Supplied information
Begin
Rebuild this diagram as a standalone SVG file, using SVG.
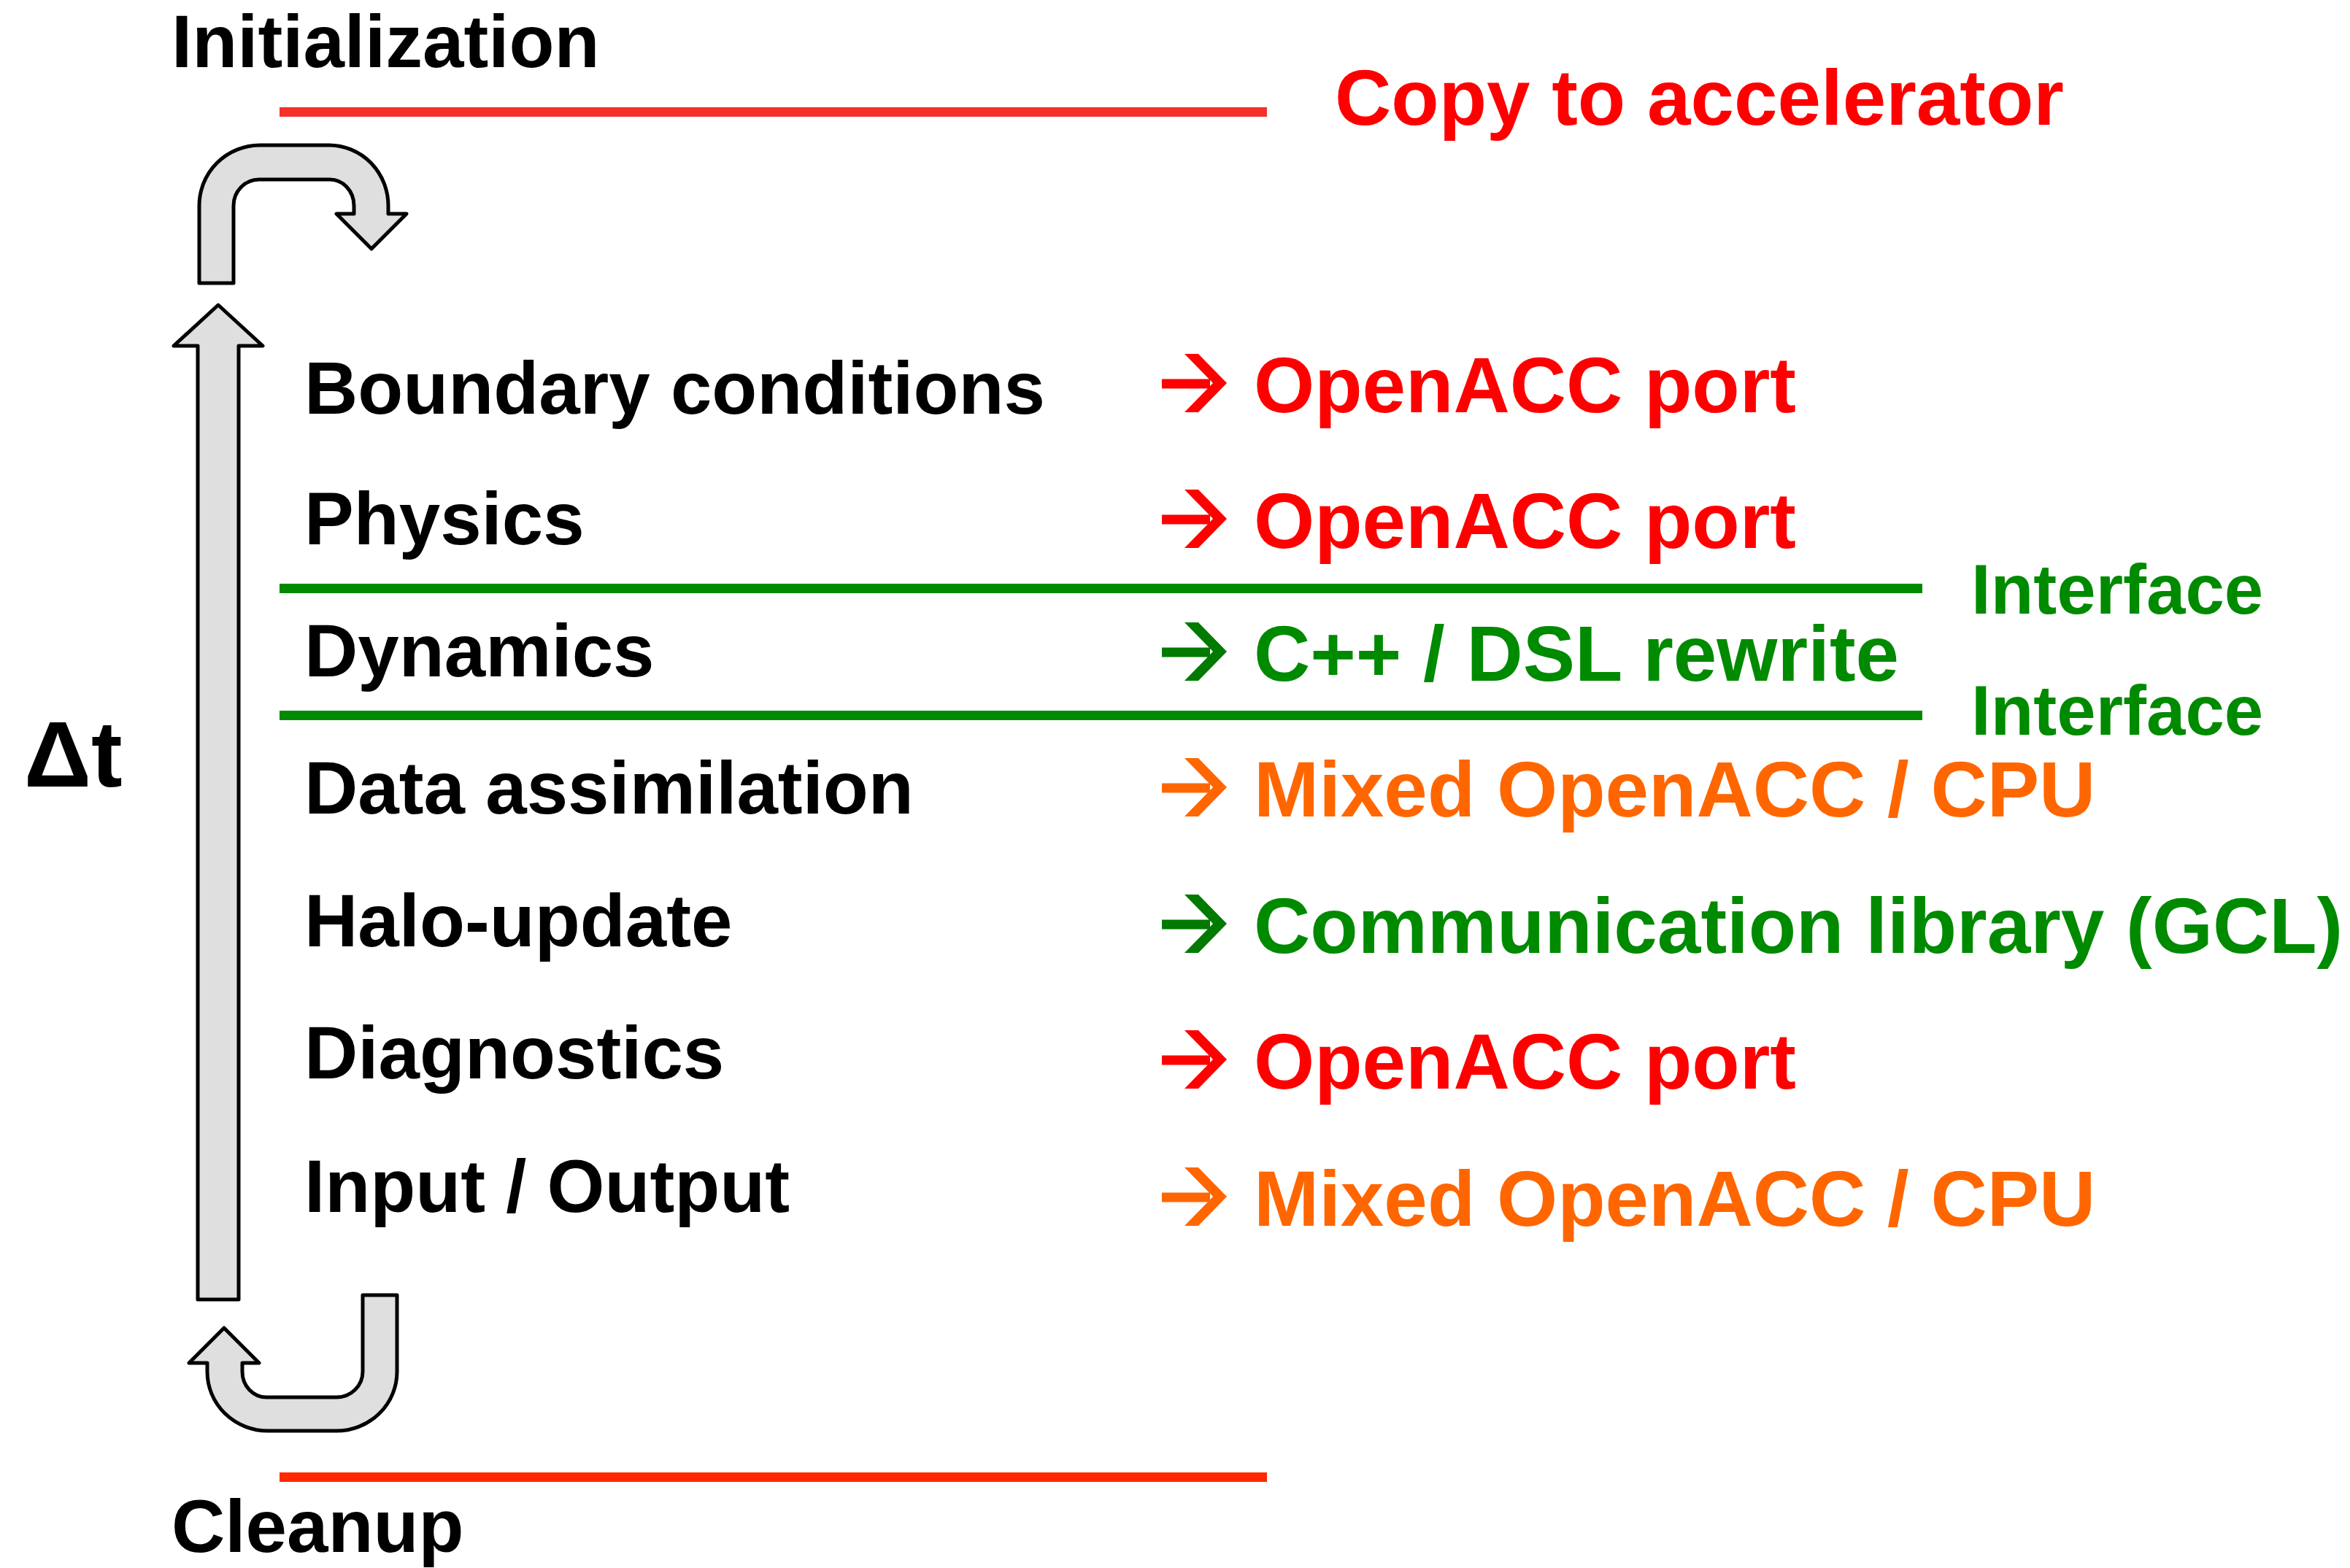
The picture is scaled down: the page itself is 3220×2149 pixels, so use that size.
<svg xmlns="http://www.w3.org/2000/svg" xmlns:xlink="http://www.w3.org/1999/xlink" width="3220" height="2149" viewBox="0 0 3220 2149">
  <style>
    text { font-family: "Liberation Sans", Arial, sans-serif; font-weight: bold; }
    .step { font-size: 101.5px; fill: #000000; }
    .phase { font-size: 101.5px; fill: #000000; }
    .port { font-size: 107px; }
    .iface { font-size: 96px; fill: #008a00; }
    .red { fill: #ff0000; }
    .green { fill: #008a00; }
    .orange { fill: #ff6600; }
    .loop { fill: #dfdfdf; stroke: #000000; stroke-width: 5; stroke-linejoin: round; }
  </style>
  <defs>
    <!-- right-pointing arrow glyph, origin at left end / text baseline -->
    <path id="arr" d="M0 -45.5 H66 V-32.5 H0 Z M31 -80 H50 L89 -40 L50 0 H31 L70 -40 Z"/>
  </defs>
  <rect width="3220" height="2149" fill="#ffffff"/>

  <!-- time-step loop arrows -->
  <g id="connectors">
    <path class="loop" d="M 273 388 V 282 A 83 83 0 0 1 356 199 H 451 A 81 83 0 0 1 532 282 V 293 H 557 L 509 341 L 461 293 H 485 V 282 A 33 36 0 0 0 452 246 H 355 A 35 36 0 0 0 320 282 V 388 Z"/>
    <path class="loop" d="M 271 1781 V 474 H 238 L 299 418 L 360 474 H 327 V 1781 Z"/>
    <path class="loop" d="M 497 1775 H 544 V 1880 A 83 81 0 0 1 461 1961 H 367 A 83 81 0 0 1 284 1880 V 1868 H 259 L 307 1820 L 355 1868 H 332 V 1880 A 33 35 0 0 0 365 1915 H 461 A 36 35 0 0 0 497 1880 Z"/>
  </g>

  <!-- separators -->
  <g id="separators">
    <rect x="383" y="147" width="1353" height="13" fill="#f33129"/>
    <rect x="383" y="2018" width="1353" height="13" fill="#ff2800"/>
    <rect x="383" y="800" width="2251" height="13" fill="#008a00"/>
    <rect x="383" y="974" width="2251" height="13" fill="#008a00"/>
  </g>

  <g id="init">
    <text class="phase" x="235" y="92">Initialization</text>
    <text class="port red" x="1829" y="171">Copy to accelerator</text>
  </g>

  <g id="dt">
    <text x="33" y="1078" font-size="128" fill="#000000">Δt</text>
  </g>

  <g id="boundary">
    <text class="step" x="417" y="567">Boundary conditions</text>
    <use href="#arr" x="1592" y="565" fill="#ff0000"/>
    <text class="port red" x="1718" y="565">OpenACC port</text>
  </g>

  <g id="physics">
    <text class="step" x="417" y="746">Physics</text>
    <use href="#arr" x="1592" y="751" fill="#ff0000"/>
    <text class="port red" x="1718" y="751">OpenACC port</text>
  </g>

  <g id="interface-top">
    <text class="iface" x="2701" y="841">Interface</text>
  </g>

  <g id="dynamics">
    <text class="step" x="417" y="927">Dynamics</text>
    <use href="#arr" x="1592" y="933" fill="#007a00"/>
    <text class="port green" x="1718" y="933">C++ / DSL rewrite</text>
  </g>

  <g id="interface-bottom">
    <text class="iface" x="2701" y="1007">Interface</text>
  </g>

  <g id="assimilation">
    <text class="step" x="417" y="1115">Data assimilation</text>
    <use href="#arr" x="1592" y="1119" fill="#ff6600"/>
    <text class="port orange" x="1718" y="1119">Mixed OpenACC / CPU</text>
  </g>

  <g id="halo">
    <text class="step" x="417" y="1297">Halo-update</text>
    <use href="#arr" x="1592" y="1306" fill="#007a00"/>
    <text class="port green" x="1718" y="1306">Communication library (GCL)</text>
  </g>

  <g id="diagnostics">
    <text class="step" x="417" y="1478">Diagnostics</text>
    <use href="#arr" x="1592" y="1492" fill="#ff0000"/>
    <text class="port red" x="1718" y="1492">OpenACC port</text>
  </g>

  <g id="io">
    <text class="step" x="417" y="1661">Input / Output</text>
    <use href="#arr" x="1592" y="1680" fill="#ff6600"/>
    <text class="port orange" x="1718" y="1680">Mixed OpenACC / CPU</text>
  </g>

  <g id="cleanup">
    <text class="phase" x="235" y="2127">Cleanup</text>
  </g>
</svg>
End
Prompt
Copy out every line of the material above that mentions the word "size".

In response
The picture is scaled down: the page itself is 3220×2149 pixels, so use that size.
    .step { font-size: 101.5px; fill: #000000; }
    .phase { font-size: 101.5px; fill: #000000; }
    .port { font-size: 107px; }
    .iface { font-size: 96px; fill: #008a00; }
    <text x="33" y="1078" font-size="128" fill="#000000">Δt</text>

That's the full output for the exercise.